No dia 5 de marco de 1830, surgiu em Meia-Ponte, atual Pirenópolis, o primeiro jornal a circular no Centro-Oeste brasileiro – Matutina Meiapontense. O informativo logo se tornou o veículo oficial das províncias de Goiás e Mato Grosso e circulou até 1834, com 526 edições. Esse jornal foi uma iniciativa do incansável empreendedor Joaquim Alves de Oliveira e teve como redator-chefe o padre Luís Gonzaga de Camargo Fleuri .

O jornal Cinco de Março
Coincidentemente, a 5 de marco de 1959, uma passeata estudantil pelas ruas de Goiânia foi violentamente reprimida pela Polícia Militar, por ordem do governador da época; daí nasceu o semanário Cinco de Março, idealizado e dirigido pelos jovens jornalistas idealistas Batista Custódio e Telmo de Faria. O Cinco de Março foi um baluarte das liberdades desde seu surgimento até o encerramento de suas edições, em agosto de 1980 (o Diário da Manha circulava desde 12 de marco daquele ano).

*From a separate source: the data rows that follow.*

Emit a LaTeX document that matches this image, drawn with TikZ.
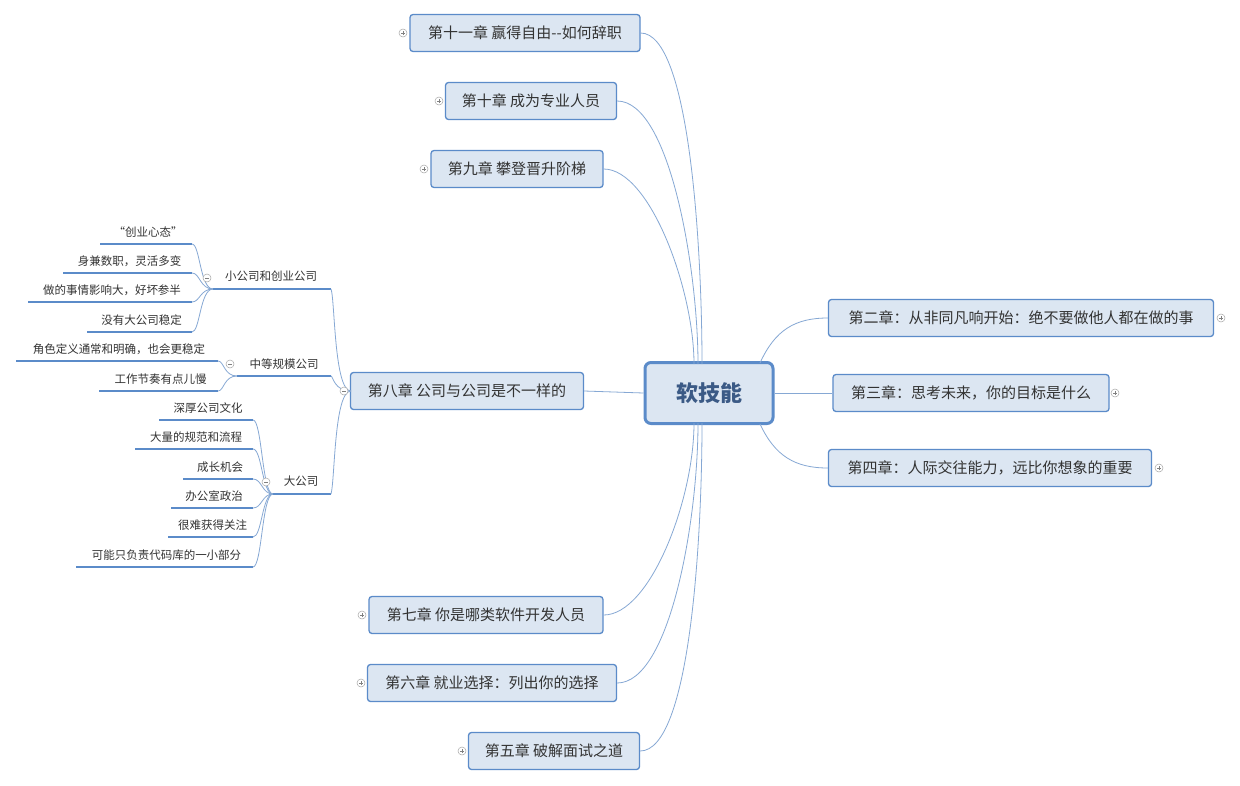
\documentclass[tikz,border=0pt]{standalone}
\usepackage{fontspec}
\setmainfont{Noto Sans CJK SC}
\usetikzlibrary{calc}
\begin{document}
\begin{tikzpicture}[x=1pt,y=-1pt,
  chap/.style={draw=boxb,fill=boxf,line width=1.3pt,rounded corners=3pt,font=\fontsize{15}{17}\selectfont,text=txt,minimum height=37pt,inner xsep=0pt},
  leaf/.style={font=\fontsize{11.5}{13}\selectfont,text=txt,inner sep=0pt},
  conn/.style={draw=lnk,line width=0.8pt},
  ul/.style={draw=ulc,line width=2pt},
  tog/.style={circle,draw=gray!70,fill=white,line width=0.5pt,minimum size=8pt,inner sep=0pt},
]
\definecolor{boxb}{HTML}{5B8BC9}
\definecolor{boxf}{HTML}{DCE6F2}
\definecolor{txt}{HTML}{333333}
\definecolor{lnk}{HTML}{86A8D4}
\definecolor{ulc}{HTML}{5B8BC9}
\definecolor{ctr}{HTML}{3B5A86}
\useasboundingbox (0,0) rectangle (1240,785);
\fill[white] (0,0) rectangle (1240,785);

% centre
\node[draw=boxb,fill=boxf,line width=3pt,rounded corners=6pt,minimum width=128pt,minimum height=61pt,font=\fontsize{22}{24}\bfseries\selectfont,text=ctr] (c) at (709,393) {软技能};
\coordinate (ct1) at (694,364); \coordinate (ct2) at (698,364); \coordinate (ct3) at (702,364);
\coordinate (cb1) at (694,423); \coordinate (cb2) at (698,423); \coordinate (cb3) at (702,423);
\coordinate (cr1) at (760,363); \coordinate (cr3) at (760,424);

% chapters
\node[chap,minimum width=230pt] (ch11) at (525,33) {第十一章 赢得自由-{}-如何辞职};
\node[chap,minimum width=171pt] (ch10) at (531,101) {第十章 成为专业人员};
\node[chap,minimum width=172pt] (ch9) at (517,169) {第九章 攀登晋升阶梯};
\node[chap,minimum width=233pt] (ch8) at (467,391) {第八章 公司与公司是不一样的};
\node[chap,minimum width=234pt] (ch7) at (486,615) {第七章 你是哪类软件开发人员};
\node[chap,minimum width=249pt] (ch6) at (492,683) {第六章 就业选择：列出你的选择};
\node[chap,minimum width=171pt] (ch5) at (554,751) {第五章 破解面试之道};
\node[chap,minimum width=385pt] (ch2) at (1021,318) {第二章：从非同凡响开始：绝不要做他人都在做的事};
\node[chap,minimum width=276pt] (ch3) at (971,393) {第三章：思考未来，你的目标是什么};
\node[chap,minimum width=323pt] (ch4) at (990,468) {第四章：人际交往能力，远比你想象的重要};

% centre connectors
\draw[conn] (ch11.east) .. controls (690,33) and (702,250) .. (ct3);
\draw[conn] (ch10.east) .. controls (670,101) and (698,270) .. (ct2);
\draw[conn] (ch9.east) .. controls (650,169) and (694,290) .. (ct1);
\draw[conn] (ch8.east) -- (c.west);
\draw[conn] (ch7.east) .. controls (650,615) and (694,500) .. (cb1);
\draw[conn] (ch6.east) .. controls (670,683) and (698,520) .. (cb2);
\draw[conn] (ch5.east) .. controls (690,751) and (702,540) .. (cb3);
\draw[conn] (cr1) .. controls (775,330) and (795,318) .. (ch2.west);
\draw[conn] (c.east) -- (ch3.west);
\draw[conn] (cr3) .. controls (775,456) and (795,468) .. (ch4.west);

% subtopics of ch8
\coordinate (s8) at (351,391);
\node[leaf] (s1) at (271,276) {小公司和创业公司};
\coordinate (s1l) at (213,289); \coordinate (s1r) at (331,289);
\node[leaf] (s2) at (284,364) {中等规模公司};
\coordinate (s2l) at (237,376); \coordinate (s2r) at (331,376);
\node[leaf] (s3) at (301,481) {大公司};
\coordinate (s3l) at (273,494); \coordinate (s3r) at (331,494);
\draw[ul] (s1l) -- (s1r); \draw[ul] (s2l) -- (s2r); \draw[ul] (s3l) -- (s3r);
\draw[conn] (s8) .. controls (334,391) and (335,300) .. (s1r);
\draw[conn] (s8) .. controls (334,391) and (333,376) .. (s2r);
\draw[conn] (s8) .. controls (334,391) and (335,480) .. (s3r);

% leaves
\foreach \n/\t/\xl/\y in {a1/“创业心态”/100/244,a2/身兼数职，灵活多变/63/273,a3/做的事情影响大，好坏参半/28/302,a4/没有大公司稳定/87/332}{
  \coordinate (\n l) at (\xl,\y); \coordinate (\n r) at (192,\y);
  \node[leaf] (\n) at ($(\n l)!0.5!(\n r)+(2,-12)$) {\t};
  \draw[ul] (\n l) -- (\n r);
  \draw[conn] (s1l) .. controls (200,289) and (200,\y) .. (\n r);
}
\foreach \n/\t/\xl/\y in {b1/角色定义通常和明确，也会更稳定/16/361,b2/工作节奏有点儿慢/99/391}{
  \coordinate (\n l) at (\xl,\y); \coordinate (\n r) at (218,\y);
  \node[leaf] (\n) at ($(\n l)!0.5!(\n r)+(2,-12)$) {\t};
  \draw[ul] (\n l) -- (\n r);
  \draw[conn] (s2l) .. controls (224,376) and (224,\y) .. (\n r);
}
\foreach \n/\t/\xl/\y in {c1/深厚公司文化/159/420,c2/大量的规范和流程/135/449,c3/成长机会/183/479,c4/办公室政治/171/508,c5/很难获得关注/168/537,c6/可能只负责代码库的一小部分/76/567}{
  \coordinate (\n l) at (\xl,\y); \coordinate (\n r) at (253,\y);
  \node[leaf] (\n) at ($(\n l)!0.5!(\n r)+(2,-12)$) {\t};
  \draw[ul] (\n l) -- (\n r);
  \draw[conn] (s3l) .. controls (262,494) and (262,\y) .. (\n r);
}

% toggles
\foreach \n/\x/\y in {t11/403/33,t10/439/101,t9/424/169,t7/362/615,t6/361/683,t5/462/751,t2/1221/318,t3/1115/393,t4/1159/468}{
  \node[tog] (\n) at (\x,\y) {};
  \draw[gray,line width=0.5pt] ([xshift=-2pt]\n.center) -- ([xshift=2pt]\n.center) ([yshift=-2pt]\n.center) -- ([yshift=2pt]\n.center);
}
\foreach \n/\x/\y in {t8/344/391,ts/207/278,tm/230/364,tb/266/482}{
  \node[tog] (\n) at (\x,\y) {};
  \draw[gray,line width=0.5pt] ([xshift=-2pt]\n.center) -- ([xshift=2pt]\n.center);
}
\end{tikzpicture}
\end{document}
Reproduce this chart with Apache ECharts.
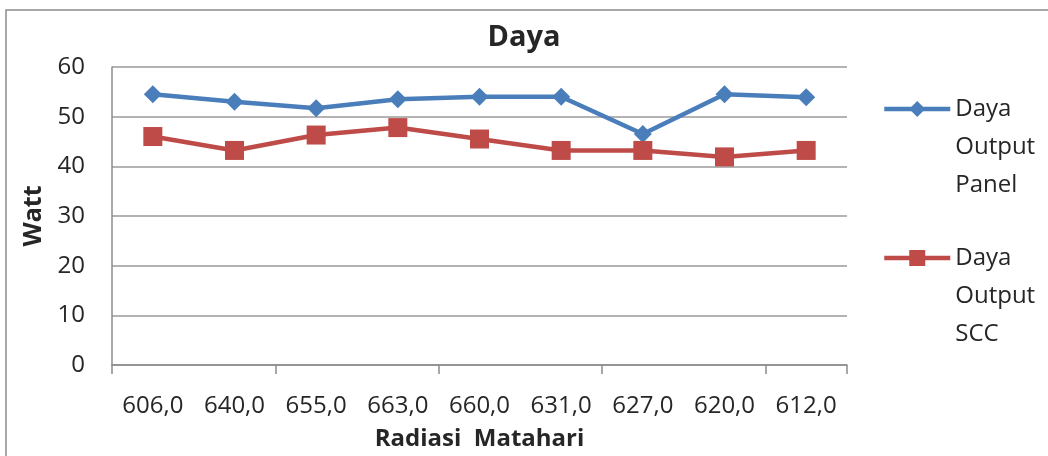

A Matutina Meiapontense ganhou, no decorrer do governo de Irapuan Costa Júnior (1975/79), por iniciativa do vice-governador José Luiz Bittencourt, uma reedição de todas os números publicados. Coube ao escritor José Mendonça Teles pesquisar e buscar exemplares da ”Matutina” pelo Brasil afora. Já o Cinco de Março foi, também, alvo do empenho de José Mendonça Teles: por sua iniciativa, o semanário de Batista Custódio teve todas as suas edições microfilmadas. Esse acervo está no Instituto Histórico do Brasil Central, da PUC de Goiás.


José Mendonça Teles
Ambos os trabalhos merecem, para os anais da imprensa em Goiás, minuciosa entrevista com o pesquisador; ou detalhados depoimentos dele, José Mendonça, por escrito ou de viva voz, para os registros do Museu da Imagem e do Som. E que tudo isso seja igualmente reservado para o acervo de um futuro Museu da Imprensa, projeto de que, há onze anos, se ocupa o fotógrafo Nelson Santos.

Autoridades e personalidades de realce desejam muito que o projeto de Nelson dos Santos se realize. Sua sede, indiscutivelmente, há de ser em Pirenópolis, berço da nossa imprensa. O próprio José Mendonça é grande entusiasta da ideia. O que se quer, agora, é apoio das autoridades para que o empresariado também se estimule e esse museu seja instalado.

Estou certo de que o tema interessa diretamente ao governador Marconi Perillo, tanto quanto a todos os jornalistas, historiadores e todas as pessoas voltadas para a preservação da memória histórica de Goiás.